Mise en abyme de la réalisation d'un film sur l'histoire d'Olfa et ses quatre filles, le film est littéralement une lente mais sûre plongée dans les abimes de leur destin tragique. Labellisé documentaire, le genre de ce film n'est pas si facile à déterminer, puisqu'il alterne entre témoignages, scènes jouées, scènes commentées et même images d'archives. Autant de procédés qui visent à permettre aux protagonistes - les cadettes jouant leur propre rôle, les aînées étant interprétées par des actrices - mais aussi à nous spectateurs, une distance et réflexion sur un drame que l'on devine dès le départ et qui prend peu à peu forme au fil des scènes.
De par sa forme, les costumes, les dialogues, le film prend la forme d'un "cinéma cathartique", grâce auquel les passions, les émotions et les violences sont jouées pour mieux être dépassées. Dans quelques tableaux, la couleur rouge domine, que rappelle également le rouge à lèvres qui colore la plupart des lèvres des sœurs, couleur de l'interdit, de la passion, du drame. Introduites dès le départ pour jouer les sœurs aînées, les actrices se fondent dans le récit, de sorte que l'on croit en ce quatuor de soeur, complices et complémentaires.

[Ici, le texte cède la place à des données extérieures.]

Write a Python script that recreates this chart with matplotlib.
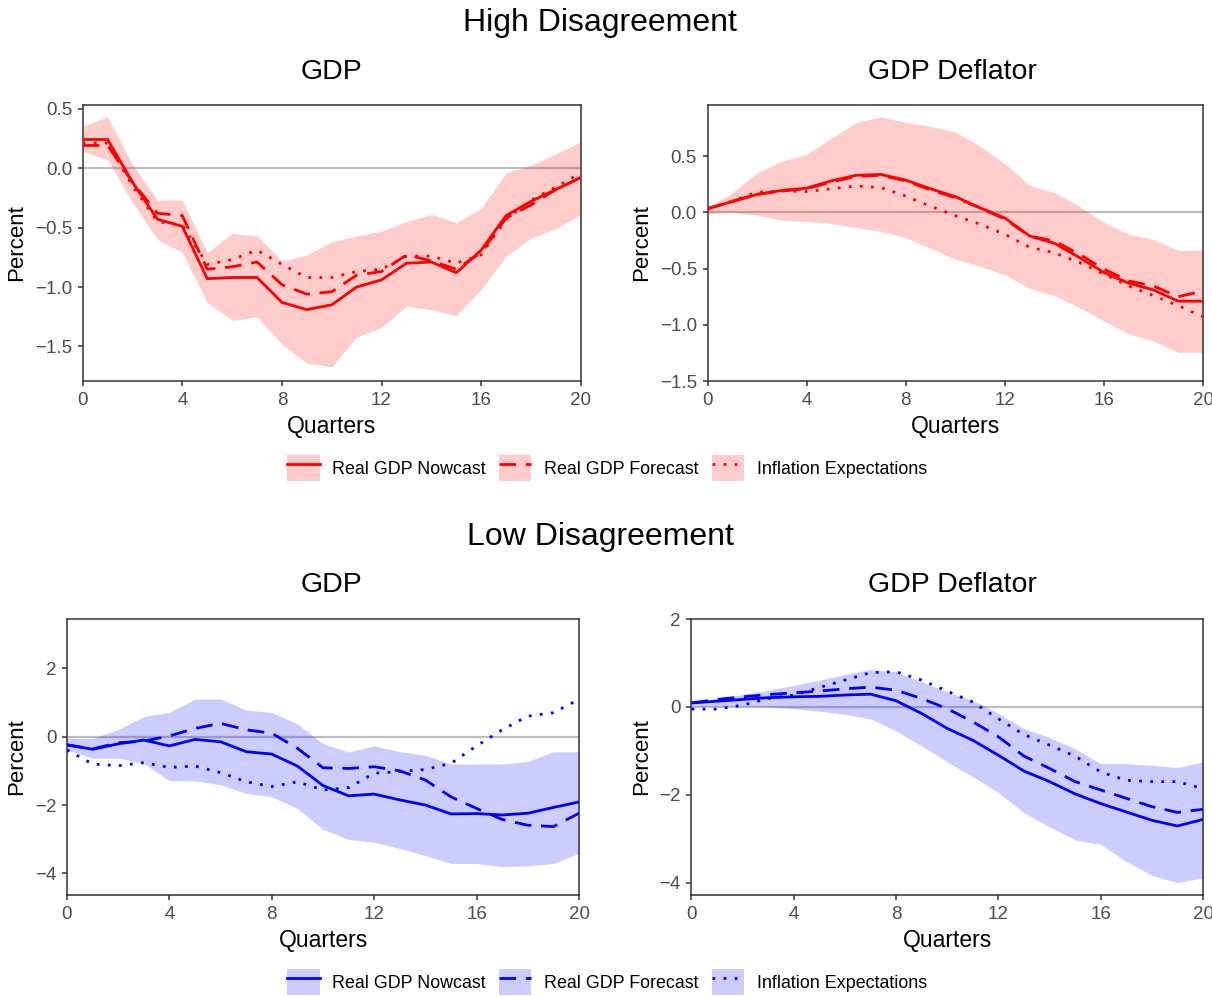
import matplotlib
matplotlib.use('Agg')
import matplotlib.pyplot as plt
from matplotlib.patches import Patch
from matplotlib.lines import Line2D
import numpy as np

plt.rcParams['font.family'] = ['Liberation Sans', 'DejaVu Sans']

quarters = np.arange(21)

# High disagreement, GDP
hi_gdp_nowcast = [0.24, 0.24, -0.12, -0.43, -0.49, -0.93, -0.92, -0.92, -1.13, -1.19, -1.15,
                  -1.00, -0.94, -0.80, -0.79, -0.88, -0.69, -0.40, -0.28, -0.18, -0.08]
hi_gdp_forecast = [0.19, 0.19, -0.12, -0.38, -0.40, -0.85, -0.83, -0.79, -0.98, -1.06, -1.04,
                   -0.90, -0.87, -0.73, -0.78, -0.85, -0.71, -0.42, -0.31, -0.18, -0.08]
hi_gdp_infl = [0.21, 0.21, -0.15, -0.45, -0.48, -0.81, -0.77, -0.69, -0.81, -0.92, -0.92,
               -0.87, -0.85, -0.74, -0.74, -0.80, -0.73, -0.43, -0.27, -0.16, -0.04]
hi_gdp_upper = [0.35, 0.43, 0.03, -0.27, -0.27, -0.71, -0.55, -0.57, -0.78, -0.73, -0.62,
                -0.57, -0.53, -0.45, -0.39, -0.46, -0.34, -0.04, 0.02, 0.12, 0.22]
hi_gdp_lower = [0.14, 0.07, -0.29, -0.60, -0.71, -1.13, -1.28, -1.25, -1.48, -1.64, -1.67,
                -1.42, -1.34, -1.16, -1.19, -1.24, -1.02, -0.74, -0.59, -0.51, -0.39]

# High disagreement, GDP deflator
hi_def_nowcast = [0.035, 0.095, 0.16, 0.195, 0.215, 0.28, 0.33, 0.337, 0.287, 0.21, 0.14,
                  0.04, -0.05, -0.21, -0.275, -0.40, -0.535, -0.63, -0.69, -0.79, -0.79]
hi_def_forecast = [0.03, 0.10, 0.16, 0.19, 0.21, 0.27, 0.32, 0.33, 0.28, 0.20, 0.13,
                   0.04, -0.06, -0.21, -0.255, -0.37, -0.505, -0.61, -0.655, -0.75, -0.70]
hi_def_infl = [0.03, 0.10, 0.18, 0.19, 0.185, 0.21, 0.235, 0.22, 0.145, 0.055, -0.03,
               -0.105, -0.195, -0.31, -0.36, -0.445, -0.55, -0.655, -0.74, -0.83, -0.93]
hi_def_upper = [0.04, 0.175, 0.35, 0.455, 0.515, 0.66, 0.80, 0.85, 0.80, 0.765, 0.715,
                0.59, 0.435, 0.24, 0.175, 0.055, -0.09, -0.195, -0.24, -0.34, -0.335]
hi_def_lower = [-0.01, 0.0, -0.025, -0.07, -0.08, -0.10, -0.135, -0.17, -0.225, -0.32, -0.415,
                -0.48, -0.555, -0.675, -0.74, -0.845, -0.965, -1.08, -1.145, -1.245, -1.245]

# Low disagreement, GDP
lo_gdp_nowcast = [-0.24, -0.37, -0.21, -0.10, -0.27, -0.08, -0.15, -0.44, -0.51, -0.86, -1.43,
                  -1.73, -1.68, -1.85, -2.00, -2.26, -2.25, -2.29, -2.24, -2.07, -1.91]
lo_gdp_forecast = [-0.24, -0.36, -0.18, -0.13, 0.02, 0.24, 0.39, 0.20, 0.10, -0.34, -0.91,
                   -0.93, -0.88, -1.00, -1.27, -1.76, -2.10, -2.42, -2.59, -2.63, -2.24]
lo_gdp_infl = [-0.39, -0.80, -0.85, -0.76, -0.90, -0.86, -1.05, -1.32, -1.46, -1.32, -1.56,
               -1.49, -1.07, -1.02, -0.96, -0.78, -0.27, 0.20, 0.60, 0.70, 1.09]
lo_gdp_upper = [-0.05, -0.05, 0.21, 0.59, 0.71, 1.10, 1.10, 0.78, 0.71, 0.37, -0.20,
                -0.45, -0.27, -0.44, -0.54, -0.80, -0.80, -0.80, -0.73, -0.44, -0.44]
lo_gdp_lower = [-0.39, -0.63, -0.63, -0.78, -1.29, -1.29, -1.41, -1.66, -1.76, -2.10, -2.71,
                -3.00, -3.09, -3.27, -3.48, -3.71, -3.71, -3.80, -3.78, -3.71, -3.41]

# Low disagreement, GDP deflator
lo_def_nowcast = [0.09, 0.13, 0.17, 0.21, 0.23, 0.24, 0.27, 0.29, 0.14, -0.15, -0.49,
                  -0.76, -1.10, -1.46, -1.70, -1.98, -2.20, -2.39, -2.58, -2.71, -2.56]
lo_def_forecast = [0.09, 0.17, 0.23, 0.28, 0.32, 0.36, 0.41, 0.45, 0.38, 0.19, -0.04,
                   -0.34, -0.68, -1.12, -1.40, -1.70, -1.89, -2.08, -2.27, -2.40, -2.33]
lo_def_infl = [-0.05, -0.05, 0.04, 0.19, 0.27, 0.44, 0.61, 0.78, 0.80, 0.61, 0.36,
               0.11, -0.27, -0.63, -0.87, -1.12, -1.48, -1.67, -1.70, -1.70, -1.86]
lo_def_upper = [0.11, 0.19, 0.28, 0.38, 0.49, 0.61, 0.74, 0.85, 0.80, 0.57, 0.34,
                0.15, -0.15, -0.49, -0.70, -0.95, -1.29, -1.29, -1.33, -1.38, -1.25]
lo_def_lower = [0.02, 0.02, 0.02, 0.0, -0.04, -0.10, -0.17, -0.27, -0.55, -0.89, -1.25,
                -1.59, -1.95, -2.41, -2.73, -3.03, -3.13, -3.52, -3.83, -4.00, -3.89]

series_names = ['Real GDP Nowcast', 'Real GDP Forecast', 'Inflation Expectations']
x_ticks = [0, 4, 8, 12, 16, 20]

W, H = 1212, 997
fig = plt.figure(figsize=(W / 100, H / 100), dpi=100)


def px_box(x0, x1, y0, y1):
    return [x0 / W, 1 - y1 / H, (x1 - x0) / W, (y1 - y0) / H]


LW = 2.0
styles = ['-', (0, (6, 3.5)), (0, (1, 3))]


def panel(box, color, lines, lower, upper, ylim, yticks, ylabels, label_x):
    ax = fig.add_axes(box)
    ax.axhline(0, color='#BEBEBE', lw=1.6, zorder=1)
    ax.fill_between(quarters, lower, upper, color=color, alpha=0.2, lw=0, zorder=2)
    for vals, ls in zip(lines, styles):
        ax.plot(quarters, vals, color=color, lw=LW, ls=ls, zorder=3,
                solid_capstyle='butt', dash_capstyle='butt')
    ax.set_xlim(0, 20)
    ax.set_ylim(*ylim)
    ax.set_xticks(x_ticks)
    ax.set_xticklabels([str(t) for t in x_ticks])
    ax.set_yticks(yticks)
    ax.set_yticklabels(ylabels)
    ax.tick_params(direction='out', length=3.6, width=1.1, color='#333333',
                   labelcolor='#4D4D4D', labelsize=13.5, pad=4)
    for sp in ax.spines.values():
        sp.set_linewidth(1.1)
        sp.set_color('#333333')
    ax.set_xlabel('Quarters', fontsize=16.5, labelpad=4.5)
    ax.set_ylabel('Percent', fontsize=16, va='center')
    ax.yaxis.set_label_coords(label_x, 0.5)
    return ax


def fmt(vals, dec):
    return [(f'{v:.{dec}f}').replace('-', '\u2212') for v in vals]


red, blue = '#FF0000', '#0000FF'

panel(px_box(82.7, 580.8, 105, 381), red,
      [hi_gdp_nowcast, hi_gdp_forecast, hi_gdp_infl], hi_gdp_lower, hi_gdp_upper,
      (-1.79, 0.53), [-1.5, -1.0, -0.5, 0.0, 0.5], fmt([-1.5, -1.0, -0.5, 0.0, 0.5], 1), -0.132)
panel(px_box(707.5, 1203, 105, 381), red,
      [hi_def_nowcast, hi_def_forecast, hi_def_infl], hi_def_lower, hi_def_upper,
      (-1.5, 0.955), [-1.5, -1.0, -0.5, 0.0, 0.5], fmt([-1.5, -1.0, -0.5, 0.0, 0.5], 1), -0.132)
panel(px_box(67, 579, 619, 895), blue,
      [lo_gdp_nowcast, lo_gdp_forecast, lo_gdp_infl], lo_gdp_lower, lo_gdp_upper,
      (-4.63, 3.44), [-4, -2, 0, 2], fmt([-4, -2, 0, 2], 0), -0.098)
panel(px_box(691.5, 1203, 619, 895), blue,
      [lo_def_nowcast, lo_def_forecast, lo_def_infl], lo_def_lower, lo_def_upper,
      (-4.28, 2.0), [-4, -2, 0, 2], fmt([-4, -2, 0, 2], 0), -0.097)

# headings
fig.text(600 / W, 1 - 23 / H, 'High Disagreement', fontsize=23, ha='center', va='center')
fig.text(600 / W, 1 - 537 / H, 'Low Disagreement', fontsize=23, ha='center', va='center')
for y in (72, 585):
    fig.text(331 / W, 1 - y / H, 'GDP', fontsize=20.5, ha='center', va='center')
    fig.text(952 / W, 1 - y / H, 'GDP Deflator', fontsize=20.5, ha='center', va='center')


def add_legend(color, y):
    handles = []
    for ls in styles:
        handles.append((Patch(facecolor=color, alpha=0.2, lw=0),
                        Line2D([], [], color=color, lw=LW, ls=ls)))
    fig.legend(handles, series_names, loc='center', bbox_to_anchor=(607 / W, 1 - y / H),
               ncol=3, frameon=False, fontsize=12.9, handlelength=1.8, handleheight=1.85,
               handletextpad=0.7, columnspacing=0.75)


add_legend(red, 468)
add_legend(blue, 982)

fig.savefig('out.png', dpi=100)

Film de contrastes, il alterne entre la joie et le drame, entre les rires et les larmes. De même, on passe du plateau de maquillage et l'utilisation intensive de cosmétique aux scènes de plus grand dénuement, au naturel. D'une part certains protagonistes sont les acteurs directs de leur propre vie, donnant leurs témoignages et leurs ressentis. D'autre part, le récit, puisqu'il s'articule autour de personnes disparues, se fait nécessairement par un intermédiaire - notamment Olfa, la mère - par des souvenirs, par d'autres acteurs. Ceci crée un flou entre la vérité sous le mode documentaire et le récit fictif, comme mise en récit d'un drame innommable. Le film est également la clé d'entrée subtil à un drame à la fois personnel, familial mais aussi médiatique et politique.
Il ressort de ce film une grande honnêteté, parfois sûrement difficile à avouer - la violence de la mère, reproduisant l'expérience de son enfance - et une formidable injonction à faire de la génération future, ici les sœurs cadettes, les propres actrices de leur présent et de leur futur.